Copy the demo code above in VScode and try to run it on your computer.

Write Report

Each lab, you’re required to write a report to

  • demonstrate your code result
  • answer a few questions to show your understanding of the content

Please go thru this Submission Guideline to get familiarized the overall process.

For this lab, you should include the following items in the report:

  • Answer to the question: What are the cons and pros of CEM for RL?
  • A picture of the learning curve of CEM on CartPole-v1

Push Further for Full Credit

So far, your effort is mostly on installing the environment. Ideally, I want you to learn more about RL and CEM thru this lab.

CEM for Continuous Control

The demo shows you how to use CEM to run a discrete case, meaning the action is categorical (either 0 or 1 in Cartpole-v1). Now, I want you to modify the code to run a continuous task - Pendulum-v1, in which the action takes a number ranging from -2 to 2.

There are several places you need to change:

  • To get the dimension of the action space, use env.action_space.shape[0].
  • Change the parameters self.W and self.b so that the output is a signal scalar number from -2 to 2.
    • To bound (or squash) the range, feel free to put a 2*np.tanh() around the output.

Debug: you will encounter a bug that is due to incorrect data dimension. Use the opportunity to practice your debugging skill.

Hint: squeeze() is a very common function to remove redundant dimensions.

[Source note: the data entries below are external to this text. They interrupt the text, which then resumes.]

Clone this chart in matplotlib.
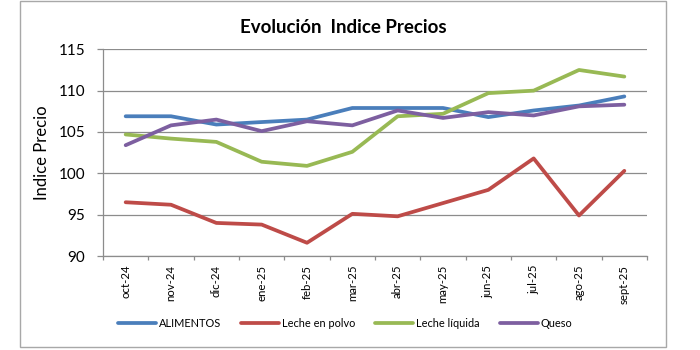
import matplotlib
matplotlib.use("Agg")
import matplotlib.pyplot as plt
from matplotlib.patches import Rectangle
import numpy as np

plt.rcParams['font.family'] = ['Lato', 'DejaVu Sans']

months = ["oct-24", "nov-24", "dic-24", "ene-25", "feb-25", "mar-25",
          "abr-25", "may-25", "jun-25", "jul-25", "ago-25", "sept-25"]
alimentos = [106.9, 106.9, 105.9, 106.2, 106.5, 107.9, 107.9, 107.9, 106.8, 107.6, 108.2, 109.3]
leche_polvo = [96.5, 96.2, 94.0, 93.8, 91.6, 95.1, 94.8, 96.4, 98.0, 101.8, 94.9, 100.3]
leche_liquida = [104.7, 104.2, 103.8, 101.4, 100.9, 102.6, 106.9, 107.2, 109.7, 110.0, 112.5, 111.7]
queso = [103.4, 105.8, 106.5, 105.1, 106.3, 105.8, 107.6, 106.7, 107.4, 107.0, 108.1, 108.3]
yticks = [90, 95, 100, 105, 110, 115]

series = [("ALIMENTOS", alimentos, "#4A7EBB"),
          ("Leche en polvo", leche_polvo, "#BE4B48"),
          ("Leche líquida", leche_liquida, "#98B954"),
          ("Queso", queso, "#7D5FA0")]

W, H = 700, 350
fig = plt.figure(figsize=(7, 3.5), dpi=100)

# chart border
fig.patches.append(Rectangle((20 / W, 1 - 347 / H), 646 / W, 346 / H,
                             transform=fig.transFigure, fill=False,
                             edgecolor="#A8A8A8", lw=1.0))

ax = fig.add_axes([103 / W, 1 - 256 / H, 544 / W, 206.7 / H])
x = np.arange(len(months))
for name, vals, col in series:
    ax.plot(x, vals, color=col, lw=2.7, label=name, solid_capstyle='round')

grid_col = "#8C8C8C"
ax.set_xlim(-0.5, len(months) - 0.5)
ax.set_ylim(min(yticks), max(yticks))
ax.set_yticks(yticks)
ax.yaxis.grid(True, color=grid_col, lw=0.9)
ax.set_axisbelow(True)
ax.set_xticks(x)
ax.set_xticklabels(months, rotation=90, fontsize=8.2)
ax.tick_params(axis='x', which='major', length=0, pad=6.3)
ax.set_xticks(np.arange(-0.5, len(months)), minor=True)
ax.tick_params(axis='x', which='minor', length=3, color=grid_col, width=0.9)
ax.tick_params(axis='y', length=4.5, color=grid_col, labelsize=11, pad=8.2, width=0.9)
for s in ["top", "right"]:
    ax.spines[s].set_visible(False)
for s in ["left", "bottom"]:
    ax.spines[s].set_color(grid_col)
    ax.spines[s].set_linewidth(0.9)

fig.text(42 / W, 1 - 153 / H, "Indice Precio", rotation=90, ha="center",
         va="center", fontsize=12)
fig.text(343 / W, 1 - 33.3 / H, "Evolución  Indice Precios", ha="center",
         va="baseline", fontsize=13.5, fontweight="bold")
fig.legend(loc="center", bbox_to_anchor=(345 / W, 1 - 323.5 / H), ncol=4,
           frameon=False, fontsize=7.9, handlelength=3.45, handletextpad=0.27,
           columnspacing=1.83, borderpad=0, borderaxespad=0)
fig.savefig("out.png", dpi=100)
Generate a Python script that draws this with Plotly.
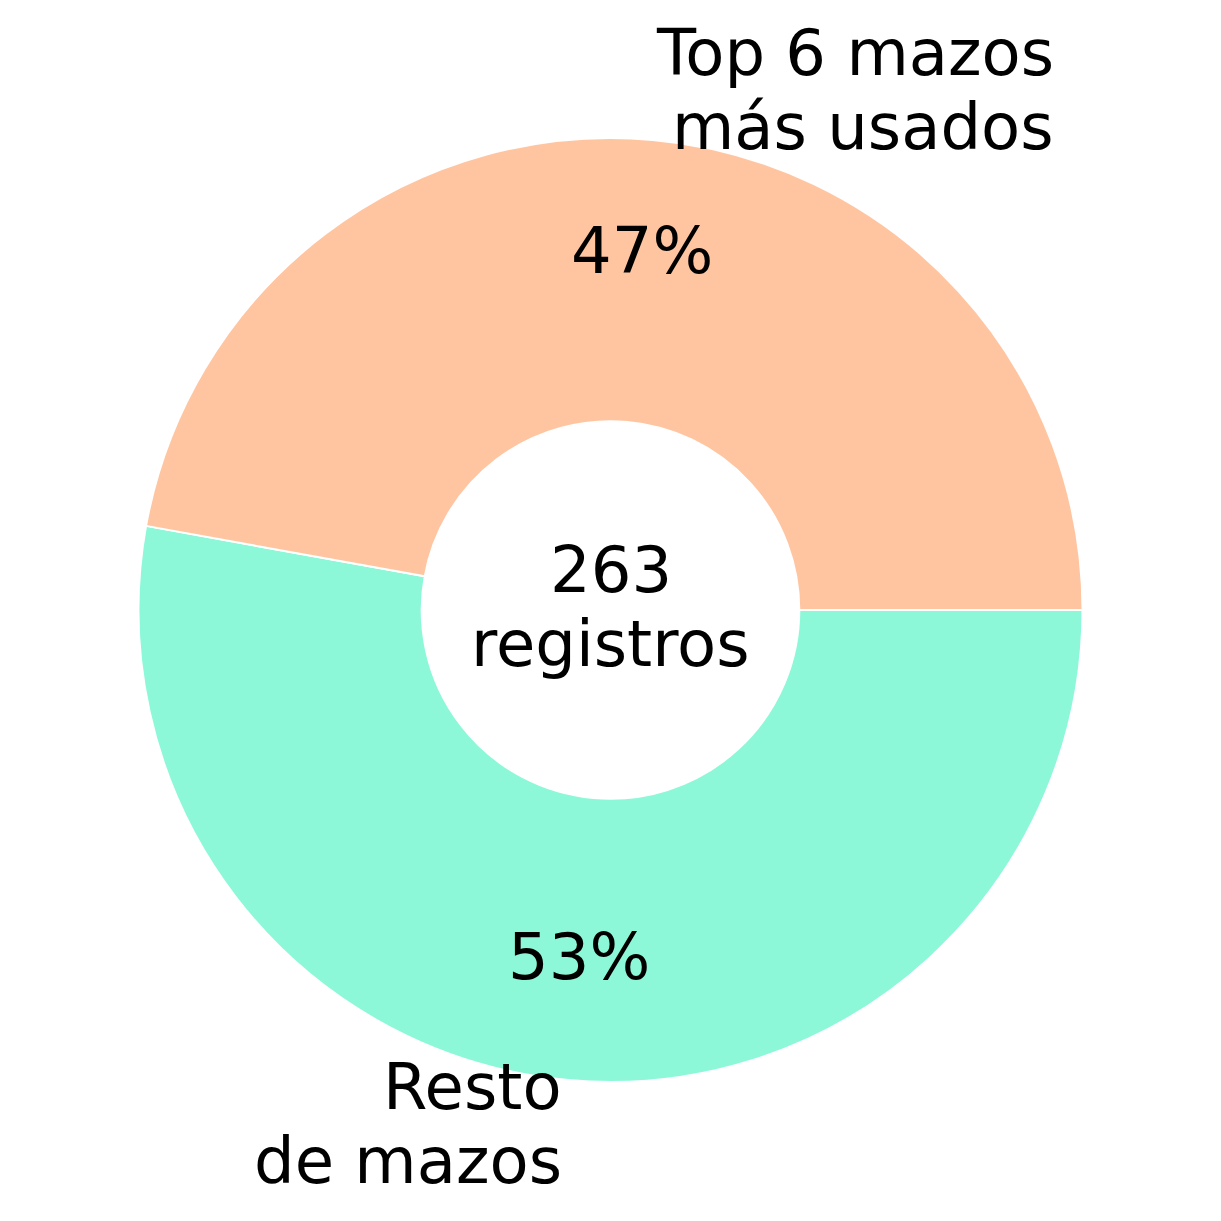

When you have done this part, plot the learning curve of Pendulum-v1 into your report and briefly share your thoughts on it: what is the performance looks like, and why it is this way.

Improve the performance

The fundamental deficiency of the current setup is that the policy is too simple/weak to handle the complexity of this continuous task. Try to improve the code to enhance the complexity of the policy model, e.g., make it a 3-layer neural network with non-linear activation function. Finish the implementation and plot the results in the report.

Deliverables and Rubrics

Overall, you need to complete the environment installation and be able to run the demo code. You need to submit:

  • (75 pts) A PDF from running the demo code in jupyter notebook with embedded learning curve picture.
  • (10 pts) If you finish the continuous control part, submit the additional report from the modified code.
  • (15 pts) If you improve continuous control policy, submit the another report with the improved learning curve picture.